Evidencing three distinct FeII sites in Fe–FER zeolites by using CO and NO as complementary IR probes

Abstract

Fe–FER zeolites were characterized by FTIR spectroscopy of adsorbed CO and NO. Two aged samples (Fe–FER-1 and Fe–FER-4 with Fe content of 1.1 and 3.7wt%, respectively) and one freshly prepared 57Fe rich sample (57Fe–FER, designed for Mössbauer studies and containing 1.5wt% Fe) were studied. Both CO and NO are adsorbed onto Fe2+ cations and have different sensitivities to their location and/or coordination state. CO adsorption on Fe–FER-1 reveals two kinds of Fe2+ sites with the respective complexes observed at 2195 and 2189cm−1. The principal carbonyls (2195cm−1) are easily converted into dicarbonyls (2188cm−1) at low temperature and high CO equilibrium pressure. NO is less sensitive than CO to the environment of Fe2+ ions and NO adsorption gives rise to a single band at 1878cm−1. However, careful analysis reveals that this band consists of two closely located components. With the Fe–FER-4 sample a third family of iron sites was detected by CO at 2196cm−1. These carbonyl species are stepwise converted to di- (∼2188cm−1) and tricarbonyls (∼2180cm−1). With these sites NO forms another nitrosyls clearly detected at 1895cm−1. The latter are converted with time into polynitrosyls.
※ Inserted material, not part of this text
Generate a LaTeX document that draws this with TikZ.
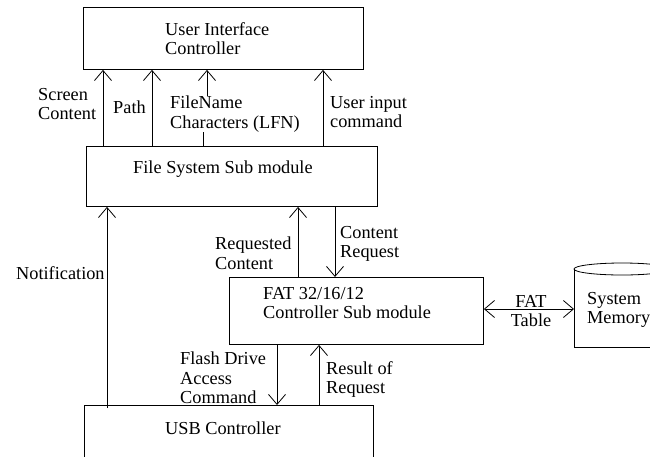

These new sites are very sensitive to the preliminary treatment and easily change their oxidation state, forming Fe2+/Fe3+ redox couples. The sample preliminary treated with oxygen at 673K is characterized by Fe3+–OH groups (3674cm−1) and reactive oxygen that produces carbonates when reacting with CO, and NO+ when interacting with NO. Adsorption of NO on a freshly prepared 57Fe–FER sample confirms the presence of the three distinct Fe2+ sites which is consistent with Mössbauer data. Finally, summarizing all the data, location of the different sites inside the FER structure is proposed. The results obtained are discussed in relation with the catalytic performance of Fe–FER.